Here is the same stack trace shown in the previous post:

at System.Windows.Forms.Control.MarshaledInvoke(Control caller, Delegate method, Object[] args, Boolean synchronous)
at System.Windows.Forms.Control.Invoke(Delegate method, Object[] args)
at System.Windows.Forms.Control.Invoke(Delegate method)
at TestForm.DoTheWork(Object sender) in C:\TestInvoke\Program.cs:line 36

Why does this happen? The stack trace only shows methods that run in the background thread... Well, this makes sense, because the exception is travelling through two stacks of calls: the first was the main thread, and the implementation of the Invoke() method rethrows the same exception so its original StackTrace property is cleared and only the stack of calls made in the background thread remains.

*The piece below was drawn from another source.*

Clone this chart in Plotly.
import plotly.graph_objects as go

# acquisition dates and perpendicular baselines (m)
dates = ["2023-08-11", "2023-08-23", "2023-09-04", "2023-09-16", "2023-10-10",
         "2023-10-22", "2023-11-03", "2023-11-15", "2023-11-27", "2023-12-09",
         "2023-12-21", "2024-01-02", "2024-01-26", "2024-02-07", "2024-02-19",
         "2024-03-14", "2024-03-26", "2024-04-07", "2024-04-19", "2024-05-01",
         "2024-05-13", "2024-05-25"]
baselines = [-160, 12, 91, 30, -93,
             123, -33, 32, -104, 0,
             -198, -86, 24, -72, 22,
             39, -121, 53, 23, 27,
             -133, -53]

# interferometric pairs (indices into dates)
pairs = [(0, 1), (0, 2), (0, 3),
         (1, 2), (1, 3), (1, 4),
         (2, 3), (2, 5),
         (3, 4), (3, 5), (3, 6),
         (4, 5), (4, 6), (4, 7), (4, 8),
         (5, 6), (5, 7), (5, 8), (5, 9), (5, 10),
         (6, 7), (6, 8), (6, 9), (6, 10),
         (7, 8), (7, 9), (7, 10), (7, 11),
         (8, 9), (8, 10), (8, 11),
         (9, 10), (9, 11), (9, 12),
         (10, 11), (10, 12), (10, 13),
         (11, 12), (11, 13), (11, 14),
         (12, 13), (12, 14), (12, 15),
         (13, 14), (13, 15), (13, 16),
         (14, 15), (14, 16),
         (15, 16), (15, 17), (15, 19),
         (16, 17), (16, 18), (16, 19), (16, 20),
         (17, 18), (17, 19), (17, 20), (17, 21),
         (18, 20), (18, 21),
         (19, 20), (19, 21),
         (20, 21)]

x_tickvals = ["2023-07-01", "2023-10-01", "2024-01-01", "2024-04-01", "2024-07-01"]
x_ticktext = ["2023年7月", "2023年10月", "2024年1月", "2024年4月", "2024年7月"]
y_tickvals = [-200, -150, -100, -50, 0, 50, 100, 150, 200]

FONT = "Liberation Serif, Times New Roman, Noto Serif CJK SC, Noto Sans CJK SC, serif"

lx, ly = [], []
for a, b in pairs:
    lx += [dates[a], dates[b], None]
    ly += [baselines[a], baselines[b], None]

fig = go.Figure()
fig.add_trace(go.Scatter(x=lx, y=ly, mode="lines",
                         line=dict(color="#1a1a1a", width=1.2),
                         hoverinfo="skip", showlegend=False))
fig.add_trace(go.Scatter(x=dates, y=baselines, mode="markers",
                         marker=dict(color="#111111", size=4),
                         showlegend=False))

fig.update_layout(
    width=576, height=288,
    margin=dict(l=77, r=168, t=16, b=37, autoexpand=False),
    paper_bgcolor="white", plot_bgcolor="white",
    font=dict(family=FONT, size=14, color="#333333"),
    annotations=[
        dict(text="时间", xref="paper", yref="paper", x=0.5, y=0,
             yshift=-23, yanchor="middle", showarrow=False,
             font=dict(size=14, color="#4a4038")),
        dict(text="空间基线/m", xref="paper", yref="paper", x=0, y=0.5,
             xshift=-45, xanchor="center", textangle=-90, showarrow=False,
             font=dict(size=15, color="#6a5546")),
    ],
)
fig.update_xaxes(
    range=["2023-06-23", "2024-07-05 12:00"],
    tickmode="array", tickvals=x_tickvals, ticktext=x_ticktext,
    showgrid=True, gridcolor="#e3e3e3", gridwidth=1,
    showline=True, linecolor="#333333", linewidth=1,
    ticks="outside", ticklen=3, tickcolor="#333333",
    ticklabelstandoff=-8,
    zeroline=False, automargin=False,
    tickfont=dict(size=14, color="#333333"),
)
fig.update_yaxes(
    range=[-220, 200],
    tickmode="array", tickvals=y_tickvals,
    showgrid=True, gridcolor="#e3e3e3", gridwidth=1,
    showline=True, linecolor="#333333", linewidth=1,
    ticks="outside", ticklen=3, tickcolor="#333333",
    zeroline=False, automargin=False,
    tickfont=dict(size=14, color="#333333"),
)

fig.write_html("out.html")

But the exception type remains the same, so why bother? Is the original stack trace so important? Well, in this case, not particularly... there's only one point in the application where a DivideByZeroException could be thrown. But what if our application and the call to the invoked method were more complex? What if the exception was a NullReferenceException? That stack trace information would be of much value, so let's try to figure out a way to preserve it. If we wrap the DivideByZeroException in another exception, in the method invoked, the stack trace of the InnerException (our DivideByZeroException) should be preserved. Let's give it a try: here is the example of the previous post, modified in the ThrowWithNiceStackTrace() method (the invoked method) so that the original exception is wrapped in a new ApplicationException:

using System;
using System.Windows.Forms;
using System.Threading;

static class Program {
[STAThread]
static void Main() {
Application.EnableVisualStyles();
Application.SetCompatibleTextRenderingDefault(false);
Application.Run(new TestForm());
}
}

public class TestForm : Form {
private Button btn;
public TestForm() {
// Just add a simple button with a Click handler
btn = new Button();
btn.Text = "Click me";
btn.Click += new EventHandler(btn_Click);
this.Controls.Add(btn);
}

void btn_Click(object sender, EventArgs e) {
// We are creating a WorkItem to be run
// on a thread from the thread pool
WaitCallback wc = new WaitCallback(this.DoTheWork);
ThreadPool.QueueUserWorkItem(wc);
}

void DoTheWork(object sender) {
// This code is run in a background thread
try {
// We are using Invoke so the call
// to ThrowWithNiceStackTrace() runs in the main thread
this.Invoke(new MethodInvoker(
this.ThrowWithNiceStackTrace));
}
catch (Exception ex) {
Type ext = ex.GetType();
string stackTrace = ex.StackTrace;
}
}
private void ThrowWithNiceStackTrace() {
// This code is run in the main thread;
// calling Control methods is legal
this.btn.Text = "Clicked";
try {
this.ThrowWithLongStackTrace();
}
catch (Exception ex) {
throw new ApplicationException(
"Exception caught in invoked method", ex);
}
}
private void ThrowWithLongStackTrace() {
this.ThrowDivByZero();
}
private void ThrowDivByZero() {
int i = 1 / string.Empty.Length;
}
}

Now we run the sample and in the breakpoint inside the DoTheWork() method we see... the same result??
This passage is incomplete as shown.